AIH Studios’ latest featured artist in our ongoing Artists You Need to Know series is someone “trying to tell my own truth.” Laurie Simmons is ‘known for her close-up images of the world of dolls, Simmons has long used her lens to critique gender roles and idealized visions of American prosperity and domesticity. By making small objects the central focus of her works, Simmons manipulates our sense of scale and of what is important and worthy of artistic attention. In this way, Simmons makes the personal, the small, and the intimate, political objects, bringing a feminist message to her domestic scenes.” (Chandra Noyes, from Art & Object)

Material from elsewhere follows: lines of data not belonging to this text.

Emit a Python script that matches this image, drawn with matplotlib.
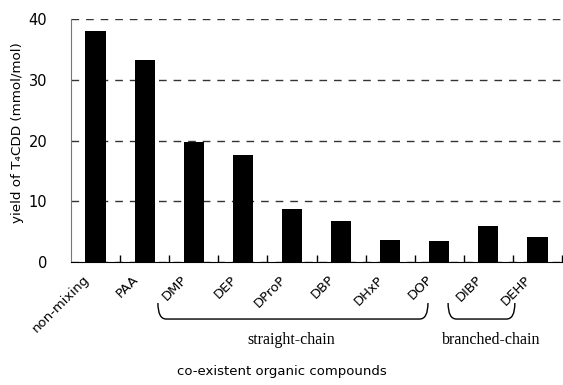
import numpy as np
import matplotlib.pyplot as plt
from matplotlib.path import Path
from matplotlib.patches import PathPatch
import matplotlib.transforms as mtransforms

plt.rcParams['font.family'] = ['DejaVu Sans']
plt.rcParams['font.serif'] = ['Liberation Serif', 'DejaVu Serif']

compounds = ['non-mixing', 'PAA', 'DMP', 'DEP', 'DProP', 'DBP', 'DHxP', 'DOP', 'DIBP', 'DEHP']
yields = [38.0, 33.3, 19.7, 17.6, 8.7, 6.75, 3.7, 3.4, 5.9, 4.1]
groups = ['straight-chain', 'branched-chain']
group_spans = [(1.27, 6.77), (7.18, 8.54)]
group_label_x = [3.98, 8.05]

fig = plt.figure(figsize=(5.63, 3.85), dpi=100)
ax = fig.add_axes([71 / 563, 1 - 262 / 385, 491 / 563, (262 - 19.3) / 385])

x = np.arange(len(compounds))
ax.bar(x, yields, width=0.41, color='black', zorder=3)

ax.set_xlim(-0.5, len(compounds) - 0.5)
ax.set_ylim(0, 40)
ax.set_yticks([0, 10, 20, 30, 40])
ax.yaxis.grid(True, color='#333333', linestyle=(0, (5.5, 5)), linewidth=1)
ax.set_axisbelow(True)

for s in ['top', 'right']:
    ax.spines[s].set_visible(False)
ax.spines['left'].set_color('#777777')
ax.spines['bottom'].set_color('black')

ax.tick_params(axis='y', length=0, pad=17, labelsize=10.5)
ax.set_xticks(x)
ax.set_xticklabels(compounds, rotation=45, ha='right', va='top',
                   rotation_mode='anchor', fontsize=9.5)
ax.tick_params(axis='x', which='major', length=0, pad=8)
shift = mtransforms.ScaledTranslation(-13 / 100, 0, fig.dpi_scale_trans)
for lbl in ax.get_xticklabels():
    lbl.set_transform(lbl.get_transform() + shift)
ax.set_xticks(np.arange(0.5, len(compounds)), minor=True)
ax.tick_params(axis='x', which='minor', direction='in', length=5, width=1)

ax.set_ylabel('yield of T\u2084CDD (mmol/mol)', fontsize=9.7, va='center')
ax.yaxis.set_label_coords(-0.108, 0.534)

# brackets under the phthalate groups
trans = mtransforms.blended_transform_factory(ax.transData, ax.transAxes)
y_top, y_bot, r = -0.169, -0.235, 0.17
for (x0, x1), lx, name in zip(group_spans, group_label_x, groups):
    verts = [(x0, y_top), (x0, y_bot), (x0 + r, y_bot),
             (x1 - r, y_bot), (x1, y_bot), (x1, y_top)]
    codes = [Path.MOVETO, Path.CURVE3, Path.CURVE3,
             Path.LINETO, Path.CURVE3, Path.CURVE3]
    ax.add_patch(PathPatch(Path(verts, codes), transform=trans, fill=False,
                           lw=1, color='black', clip_on=False))
    ax.text(lx, -0.321, name, transform=trans, ha='center', va='center',
            family='serif', fontsize=11.5)

fig.text(0.5, 1 - 372 / 385, 'co-existent organic compounds',
         ha='center', va='center', fontsize=9.5)

fig.savefig('out.png', dpi=100)
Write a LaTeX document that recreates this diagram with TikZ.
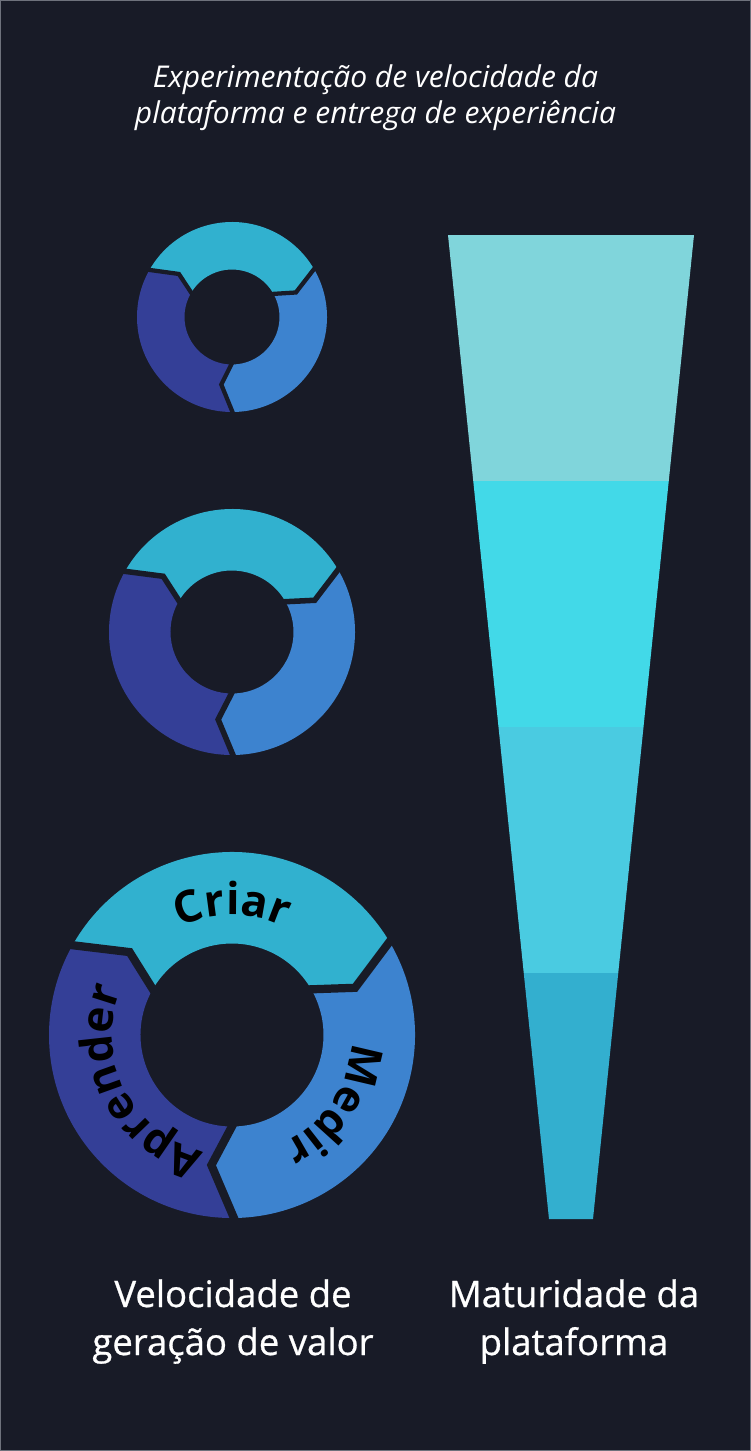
\documentclass[tikz,border=0pt]{standalone}
\usepackage{fontspec}
\setmainfont{Open Sans}
\newfontfamily\captionfont{Open Sans}[FakeBold=0.7]
\usepackage{tikz}
\usetikzlibrary{calc,decorations.text}
\definecolor{vlbg}{HTML}{181B27}
\definecolor{vlframe}{HTML}{6E727C}
\definecolor{vlcriar}{HTML}{31B1CF}
\definecolor{vlmedir}{HTML}{3D83CF}
\definecolor{vlaprender}{HTML}{343F97}
\definecolor{vlbandone}{HTML}{80D5DB}
\definecolor{vlbandtwo}{HTML}{42D9E8}
\definecolor{vlbandthree}{HTML}{4ACBE1}
\definecolor{vlbandfour}{HTML}{33AFCF}
\tikzset{
  cut/.style={draw=vlbg,line join=miter},
  ringtext/.style={decorate,decoration={text along path,text align=center,
    text color=black,text={|\fontsize{44}{44}\selectfont\bfseries|#1}}},
  caption/.style={text=white,align=center,font=\captionfont\fontsize{36.5}{48}\selectfont},
  heading/.style={text=white,align=center,font=\itshape\fontsize{30}{36}\selectfont}
}
\begin{document}
\begin{tikzpicture}[x=1pt,y=1pt]
  \useasboundingbox (0,0) rectangle (751,-1451);
  \fill[vlbg,draw=vlframe,line width=1pt] (0.5,-0.5) rectangle (750.5,-1450.5);
  \node[heading,anchor=base] (title) at (375.5,-123)
    {Experimentação de velocidade da\\plataforma e entrega de experiência};
  % ciclos
  \foreach \cy/\R in {317/95,632/123,1035/183}{
    \begin{scope}[shift={(232,-\cy)}]
      \pgfmathsetmacro\ri{\R/2}
      \pgfmathsetmacro\rmid{0.72*\R}
      \fill[vlcriar] (151:\R) arc[start angle=151,end angle=31,radius=\R] -- (21:\rmid)
        -- (31:\ri) arc[start angle=31,end angle=151,radius=\ri] -- (141:\rmid) -- cycle;
      \fill[vlmedir] (31:\R) arc[start angle=31,end angle=-89,radius=\R] -- (-99:\rmid)
        -- (-89:\ri) arc[start angle=-89,end angle=31,radius=\ri] -- (21:\rmid) -- cycle;
      \fill[vlaprender] (271:\R) arc[start angle=271,end angle=151,radius=\R] -- (141:\rmid)
        -- (151:\ri) arc[start angle=151,end angle=271,radius=\ri] -- (261:\rmid) -- cycle;
      \foreach \a in {151,31,271}
        \draw[cut,line width={0.045*\R}] (\a:{\R+3}) -- ({\a-10}:\rmid) -- (\a:{\ri-3});
    \end{scope}
  }
  \coordinate (big) at (232,-1035);
  \path[ringtext=Criar] ($(big)+(130:120)$) arc[start angle=130,end angle=50,radius=120];
  \path[ringtext=Medir] ($(big)+(11:120)$) arc[start angle=11,end angle=-79,radius=120];
  \path[ringtext=Aprender] ($(big)+(257:120)$) arc[start angle=257,end angle=157,radius=120];
  % funil
  \coordinate (tl) at (448,-235);
  \coordinate (tr) at (694,-235);
  \coordinate (bl) at (549,-1219);
  \coordinate (br) at (593,-1219);
  \foreach \k/\col in {0/vlbandone,1/vlbandtwo,2/vlbandthree,3/vlbandfour}
    \fill[\col] ($(tl)!{\k/4}!(bl)$) -- ($(tr)!{\k/4}!(br)$)
      -- ($(tr)!{(\k+1)/4}!(br)$) -- ($(tl)!{(\k+1)/4}!(bl)$) -- cycle;
  \node[caption,anchor=base] (velocidade) at (233,-1355) {Velocidade de\\geração de valor};
  \node[caption,anchor=base] (maturidade) at (574,-1355) {Maturidade da\\plataforma};
\end{tikzpicture}
\end{document}
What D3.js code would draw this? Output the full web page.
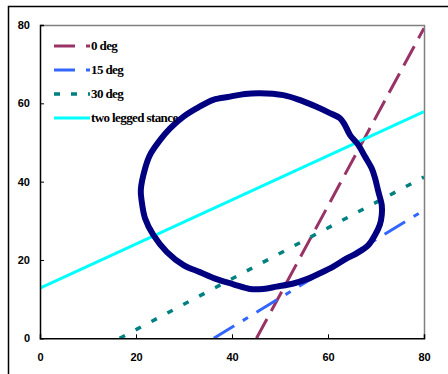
<!DOCTYPE html>
<html>
<head>
<meta charset="utf-8">
<script src="https://cdn.jsdelivr.net/npm/d3@7"></script>
<style>
  body { margin: 0; background: #fff; }
  svg { display: block; }
</style>
</head>
<body>
<div id="chart"></div>
<script>
// tick values
const xTicks = [0, 20, 40, 60, 80];
const yTicks = [0, 20, 40, 60, 80];

// straight series, two end points each
const deg0 = [[45.1, 0], [80, 79.2]];
const deg15 = [[36.2, 0], [80, 32.7]];
const deg30 = [[16.6, 0], [80, 41.2]];
const twoLegged = [[0, 12.8], [80, 57.9]];

const loop = [
  [45.8, 62.6], [50.7, 62.1], [54.2, 60.8], [57.6, 59.1], [60.4, 57.5],
  [62.5, 56.2], [63.5, 54.5], [64.6, 51.9], [66.3, 49.4], [67.7, 46.4],
  [69.1, 43.4], [69.8, 40.9], [70.5, 37.4], [71.2, 34.0], [71.2, 31.5],
  [70.8, 29.0], [69.8, 26.4], [68.4, 23.8], [66.0, 21.7], [63.9, 20.4],
  [61.1, 18.3], [58.3, 16.6], [55.6, 15.1], [52.8, 14.0], [49.3, 13.2],
  [46.5, 12.6], [43.75, 12.6], [40.3, 13.8], [36.8, 15.1], [33.3, 16.9],
  [29.9, 18.7], [26.4, 22.1], [23.6, 26.4], [21.9, 30.6], [21.2, 34.9],
  [21.0, 37.9], [21.9, 43.4], [22.9, 46.8], [25.0, 50.6], [27.1, 53.6],
  [29.9, 56.6], [32.6, 58.7], [36.1, 60.9], [39.6, 61.7], [42.7, 62.4]
];

const legendNames = ['0 deg', '15 deg', '30 deg', 'two legged stance'];

const series = [
  { name: legendNames[0], data: deg0, color: '#993366', dash: '22,9', width: 3 },
  { name: legendNames[1], data: deg15, color: '#3366ff', dash: '24,10,6,10', width: 3 },
  { name: legendNames[2], data: deg30, color: '#008080', dash: '6,12', width: 3.5 },
  { name: legendNames[3], data: twoLegged, color: '#00ffff', dash: null, width: 3 }
];

const W = 448, H = 374;
const margin = { top: 25, right: 24, bottom: 36, left: 40 };

const svg = d3.select('#chart').append('svg')
  .attr('width', W)
  .attr('height', H);

// outer frame of the picture
svg.append('path')
  .attr('d', 'M8.5,' + H + 'V6.5H' + W)
  .attr('fill', 'none')
  .attr('stroke', '#000')
  .attr('stroke-width', 1.5);

const x = d3.scaleLinear().domain([0, 80]).range([margin.left, W - margin.right]);
const y = d3.scaleLinear().domain([0, 80]).range([338.3, margin.top]);

svg.append('defs').append('clipPath').attr('id', 'plotclip')
  .append('rect')
  .attr('x', x(0)).attr('y', y(80))
  .attr('width', x(80) - x(0)).attr('height', y(0) - y(80));

// gray top and right edges of plot area
svg.append('path')
  .attr('d', 'M' + x(0) + ',' + (y(80) + 0.5) + 'H' + (x(80) + 0.5) + 'V' + y(0))
  .attr('fill', 'none')
  .attr('stroke', '#808080')
  .attr('stroke-width', 1.5);

const line = d3.line().x(d => x(d[0])).y(d => y(d[1]));

const plot = svg.append('g').attr('clip-path', 'url(#plotclip)');

plot.selectAll('.series')
  .data(series)
  .join('path')
  .attr('class', 'series')
  .attr('d', d => line(d.data))
  .attr('fill', 'none')
  .attr('stroke', d => d.color)
  .attr('stroke-width', d => d.width)
  .attr('stroke-dasharray', d => d.dash);

plot.append('path')
  .datum(loop)
  .attr('d', d3.line().x(d => x(d[0])).y(d => y(d[1])).curve(d3.curveCatmullRomClosed.alpha(0.5)))
  .attr('fill', 'none')
  .attr('stroke', '#000080')
  .attr('stroke-width', 6)
  .attr('stroke-linejoin', 'round');

// axes
const xAxis = svg.append('g')
  .attr('transform', 'translate(0,' + y(0) + ')')
  .call(d3.axisBottom(x).tickValues(xTicks).tickSize(-4).tickPadding(15));
const yAxis = svg.append('g')
  .attr('transform', 'translate(' + x(0) + ',0)')
  .call(d3.axisLeft(y).tickValues(yTicks).tickSize(-4).tickPadding(10));

[xAxis, yAxis].forEach(a => {
  a.select('.domain').attr('stroke', '#000').attr('stroke-width', 1.5);
  a.selectAll('.tick line').attr('stroke', '#000');
  a.selectAll('.tick text')
    .attr('fill', '#000')
    .style('font-family', 'Arial, "Liberation Sans", sans-serif')
    .style('font-size', '11px')
    .style('font-weight', 'bold');
});
xAxis.selectAll('.tick').filter(d => d === 0 || d === 80).select('line').remove();
yAxis.selectAll('.tick').filter(d => d === 0 || d === 80).select('line').remove();

// legend
const legendY = [46, 70, 94, 118];
const legend = svg.append('g');
series.forEach((s, i) => {
  legend.append('line')
    .attr('x1', 54).attr('x2', 90)
    .attr('y1', legendY[i]).attr('y2', legendY[i])
    .attr('stroke', s.color)
    .attr('stroke-width', s.width)
    .attr('stroke-dasharray', s.dash ? (i === 2 ? '6,11' : '21,11') : null);
  legend.append('text')
    .attr('x', 91)
    .attr('y', legendY[i] + 4)
    .style('font-family', '"Times New Roman", "Liberation Serif", serif')
    .style('font-size', '13px')
    .style('font-weight', 'bold')
    .style('letter-spacing', '-0.6px')
    .text(s.name);
});
</script>
</body>
</html>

Laurie Simmons explores her very unique vision in a variety of media, focusing upon upon photography and fillm. ‘Known for her distinct visual style and staged domestic scenes using dolls and miniature objects, Simmons questions the veracity of photographic realism and the stereotypes of American culture.’ Many of her works are striking and stay with the viewer, whether her domestic ‘scenes’, her ‘portraits’ of dolls with haunting, inhuman eyes, or her very iconic Lying Objects or Walking Object series.
“I’m not interested in a visual Magical Realism. Given a chance, I’ll always go for accurate perspective and scale in the hopes that someone might believe the scene.” (from artnet) Her work has been exhibited, and is in the collection, of spaces that include The Jewish Museum, Whitney Museum of American Art, The Metropolitan Museum of Art, New York and Stedelijk Museum, Amsterdam.


A sentiment of the uncanny and unsettling flows through Laurie Simmons’ work: and though often very different, her intent to fracture our expectations – whether in ‘realism’ or in a large societal dialogue – moves through all of her works.
Simmons is very erudite about her work and ideas: “My work isn’t specifically about my own story. Rather it’s kind of an idealized cultural memory of the position of women when I grew up.”